Tuesday, February 13, 2007


Compliments of our friend, Michael Darda, chief economist at MKM Partners

Treasury data for January released yesterday afternoon showed that tax receipts continue to roll in at a rapid rate, which has reduced the fiscal deficit to $191.9 billion or 1.4% of GDP, well below the 2.3% average since 1970. At the current pace, the budget could move back into balance as early as May 2008.

Key points:

During the last twelve months, tax receipts have grown by 11.5% while spending growth is up 5.5%. If the six percentage point gap between the two were to continue, the budget would move into surplus by June 2008;

Total tax receipts now are 18% ($375 billion) above their previous all-time peak, which was reached in April 2001. Since tax rates on capital (and labor) dropped retroactively in the spring of 2003, total tax receipts are up $686 billion;

Household net worth has risen by $13.2 trillion since the tax cuts were fully implemented. Even excluding the value of homes (but including the mortgage debt), household net worth has risen by $6.9 trillion to a record $33.5 trillion. With non-managerial wages averaging twice the rate of growth in real terms during this cycle compared to the first five years of the last expansion, it is hard to argue that only the very wealthy have benefited;

The fiscal balance as a fraction of GDP has born a strong, positive relationship with real yields in the Treasury market, the exact opposite of what neo-Keynesian demand theory (sometimes referred to as “Rubinonomics”) would hold. To wit: the 10-year TIPS yield, at 2.45%, is nearly 60 bps higher than it was when the fiscal deficit stood at 3.9% of GDP in April 2004. In other words, whatever the impact of deficits on interest rates (real or nominal), the effect is usually totally swamped by other factors such as global liquidity flows, the current and expected level of short rates, and economic growth expectations.

The NIPA data now shows that, on a quarterly annualized basis, tax receipts have risen to 18.9% of GDP, above the 18.6% average since 1970. In other words, with total receipts growing faster than GDP, the ratio of tax receipts to the overall economy is rising and likely will rise further given the interaction of a tight labor market with progressive tax rates.
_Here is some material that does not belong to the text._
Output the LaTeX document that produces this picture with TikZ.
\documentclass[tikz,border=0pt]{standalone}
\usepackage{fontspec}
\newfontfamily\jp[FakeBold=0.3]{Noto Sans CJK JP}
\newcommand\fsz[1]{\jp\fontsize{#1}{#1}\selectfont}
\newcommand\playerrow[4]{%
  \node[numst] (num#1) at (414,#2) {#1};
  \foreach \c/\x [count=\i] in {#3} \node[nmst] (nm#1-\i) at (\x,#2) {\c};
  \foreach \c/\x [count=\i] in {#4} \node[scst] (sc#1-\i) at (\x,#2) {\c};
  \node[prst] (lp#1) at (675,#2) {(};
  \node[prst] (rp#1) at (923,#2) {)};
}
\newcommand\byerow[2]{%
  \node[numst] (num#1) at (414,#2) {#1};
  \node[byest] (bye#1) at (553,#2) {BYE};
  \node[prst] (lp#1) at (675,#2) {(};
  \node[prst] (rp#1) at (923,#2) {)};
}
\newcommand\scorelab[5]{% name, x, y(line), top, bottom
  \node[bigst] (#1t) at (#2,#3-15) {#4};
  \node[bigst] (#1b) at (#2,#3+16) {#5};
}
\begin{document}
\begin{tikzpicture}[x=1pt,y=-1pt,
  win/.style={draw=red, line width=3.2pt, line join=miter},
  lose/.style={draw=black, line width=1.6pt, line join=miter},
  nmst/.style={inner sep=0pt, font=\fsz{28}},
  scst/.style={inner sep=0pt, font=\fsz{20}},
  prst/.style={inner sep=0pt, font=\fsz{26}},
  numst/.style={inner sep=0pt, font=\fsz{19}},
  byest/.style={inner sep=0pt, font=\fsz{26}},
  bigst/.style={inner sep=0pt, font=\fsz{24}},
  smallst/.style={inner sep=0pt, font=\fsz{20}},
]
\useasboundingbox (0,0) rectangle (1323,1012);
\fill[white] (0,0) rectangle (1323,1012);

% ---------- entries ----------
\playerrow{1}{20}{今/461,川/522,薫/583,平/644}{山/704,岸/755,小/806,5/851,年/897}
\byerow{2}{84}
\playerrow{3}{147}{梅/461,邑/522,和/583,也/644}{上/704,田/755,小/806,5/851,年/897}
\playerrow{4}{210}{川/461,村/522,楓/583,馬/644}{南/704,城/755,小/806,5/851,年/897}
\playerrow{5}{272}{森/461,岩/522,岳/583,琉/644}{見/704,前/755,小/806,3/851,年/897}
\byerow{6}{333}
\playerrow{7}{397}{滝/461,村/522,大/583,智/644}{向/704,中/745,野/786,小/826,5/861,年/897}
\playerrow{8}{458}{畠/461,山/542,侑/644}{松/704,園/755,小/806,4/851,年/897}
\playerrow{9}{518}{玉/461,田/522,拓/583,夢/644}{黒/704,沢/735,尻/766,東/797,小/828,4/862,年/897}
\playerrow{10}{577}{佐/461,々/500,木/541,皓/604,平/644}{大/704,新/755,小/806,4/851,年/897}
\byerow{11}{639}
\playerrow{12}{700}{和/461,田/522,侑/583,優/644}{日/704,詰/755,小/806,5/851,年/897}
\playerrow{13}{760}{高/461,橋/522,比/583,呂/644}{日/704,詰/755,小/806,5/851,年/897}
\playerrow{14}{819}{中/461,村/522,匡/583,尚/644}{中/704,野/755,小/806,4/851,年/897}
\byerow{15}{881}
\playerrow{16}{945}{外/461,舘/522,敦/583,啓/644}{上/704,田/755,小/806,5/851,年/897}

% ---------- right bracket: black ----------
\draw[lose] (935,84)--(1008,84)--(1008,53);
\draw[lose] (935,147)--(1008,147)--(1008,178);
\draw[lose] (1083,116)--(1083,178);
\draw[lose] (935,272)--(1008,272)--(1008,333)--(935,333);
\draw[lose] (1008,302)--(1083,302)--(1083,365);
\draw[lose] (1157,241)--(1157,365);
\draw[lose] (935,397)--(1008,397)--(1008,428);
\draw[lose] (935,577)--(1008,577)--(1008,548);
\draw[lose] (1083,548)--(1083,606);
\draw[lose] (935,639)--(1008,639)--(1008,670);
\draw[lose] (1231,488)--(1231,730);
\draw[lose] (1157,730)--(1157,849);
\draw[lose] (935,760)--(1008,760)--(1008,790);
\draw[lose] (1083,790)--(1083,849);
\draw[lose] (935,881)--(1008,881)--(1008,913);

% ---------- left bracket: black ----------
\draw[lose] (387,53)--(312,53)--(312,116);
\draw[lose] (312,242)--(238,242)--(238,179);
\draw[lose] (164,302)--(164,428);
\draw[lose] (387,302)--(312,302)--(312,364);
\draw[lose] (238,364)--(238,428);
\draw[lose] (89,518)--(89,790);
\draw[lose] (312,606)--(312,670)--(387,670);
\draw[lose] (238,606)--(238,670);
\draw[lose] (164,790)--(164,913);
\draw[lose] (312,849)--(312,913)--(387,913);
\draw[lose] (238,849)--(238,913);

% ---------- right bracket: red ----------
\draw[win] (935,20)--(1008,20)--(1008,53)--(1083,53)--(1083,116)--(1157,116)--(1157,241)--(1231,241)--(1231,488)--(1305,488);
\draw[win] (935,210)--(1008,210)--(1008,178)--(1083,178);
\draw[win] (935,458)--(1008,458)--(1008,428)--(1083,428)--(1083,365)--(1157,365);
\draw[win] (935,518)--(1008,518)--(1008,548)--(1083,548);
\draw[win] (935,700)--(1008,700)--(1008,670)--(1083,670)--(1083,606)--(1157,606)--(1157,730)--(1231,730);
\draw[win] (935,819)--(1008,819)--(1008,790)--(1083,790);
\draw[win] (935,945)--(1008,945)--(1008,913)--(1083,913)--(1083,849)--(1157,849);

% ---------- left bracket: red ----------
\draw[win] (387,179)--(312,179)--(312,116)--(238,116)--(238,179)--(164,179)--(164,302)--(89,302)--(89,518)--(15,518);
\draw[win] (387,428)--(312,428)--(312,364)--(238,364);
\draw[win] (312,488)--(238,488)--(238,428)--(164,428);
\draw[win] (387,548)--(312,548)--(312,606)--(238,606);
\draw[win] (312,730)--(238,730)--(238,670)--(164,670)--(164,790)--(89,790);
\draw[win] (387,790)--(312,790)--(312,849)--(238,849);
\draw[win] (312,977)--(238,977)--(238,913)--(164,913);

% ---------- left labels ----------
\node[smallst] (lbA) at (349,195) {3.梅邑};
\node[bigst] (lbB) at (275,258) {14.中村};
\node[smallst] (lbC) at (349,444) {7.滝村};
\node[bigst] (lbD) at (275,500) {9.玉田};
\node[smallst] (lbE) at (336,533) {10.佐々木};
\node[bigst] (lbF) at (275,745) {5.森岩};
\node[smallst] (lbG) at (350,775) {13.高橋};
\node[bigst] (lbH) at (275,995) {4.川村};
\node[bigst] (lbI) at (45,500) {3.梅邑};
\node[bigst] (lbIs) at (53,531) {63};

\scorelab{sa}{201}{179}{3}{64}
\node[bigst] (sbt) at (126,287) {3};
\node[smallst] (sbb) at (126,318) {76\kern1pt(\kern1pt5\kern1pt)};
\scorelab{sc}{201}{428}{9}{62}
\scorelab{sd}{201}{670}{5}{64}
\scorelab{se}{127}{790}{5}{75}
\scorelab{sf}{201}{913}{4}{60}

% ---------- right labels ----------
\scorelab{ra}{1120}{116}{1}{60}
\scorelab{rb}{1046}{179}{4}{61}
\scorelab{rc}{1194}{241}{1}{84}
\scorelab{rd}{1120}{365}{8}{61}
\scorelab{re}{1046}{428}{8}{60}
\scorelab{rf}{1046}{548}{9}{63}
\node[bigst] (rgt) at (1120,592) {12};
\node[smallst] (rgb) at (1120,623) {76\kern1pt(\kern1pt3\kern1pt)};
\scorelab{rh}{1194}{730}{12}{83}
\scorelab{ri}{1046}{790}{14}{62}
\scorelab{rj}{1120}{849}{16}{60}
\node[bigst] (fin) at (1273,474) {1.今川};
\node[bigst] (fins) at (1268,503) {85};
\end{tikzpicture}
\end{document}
Conclusion: Treasury data continues to show extraordinarily strong tax receipt growth while spending seems to be moderating somewhat. This has allowed the deficit to plunge to 1.4% of GDP, well below historical averages around 2.3%. We continue to believe the interaction of massive liquidity with a lower marginal tax wedge on capital and a super-tight labor market will continue to drive overall revenues higher (both in absolute terms as a fraction of GDP). With a little gridlock along the way, the budget could move back into balance by May 2008 with surpluses emerging during the second half of next year.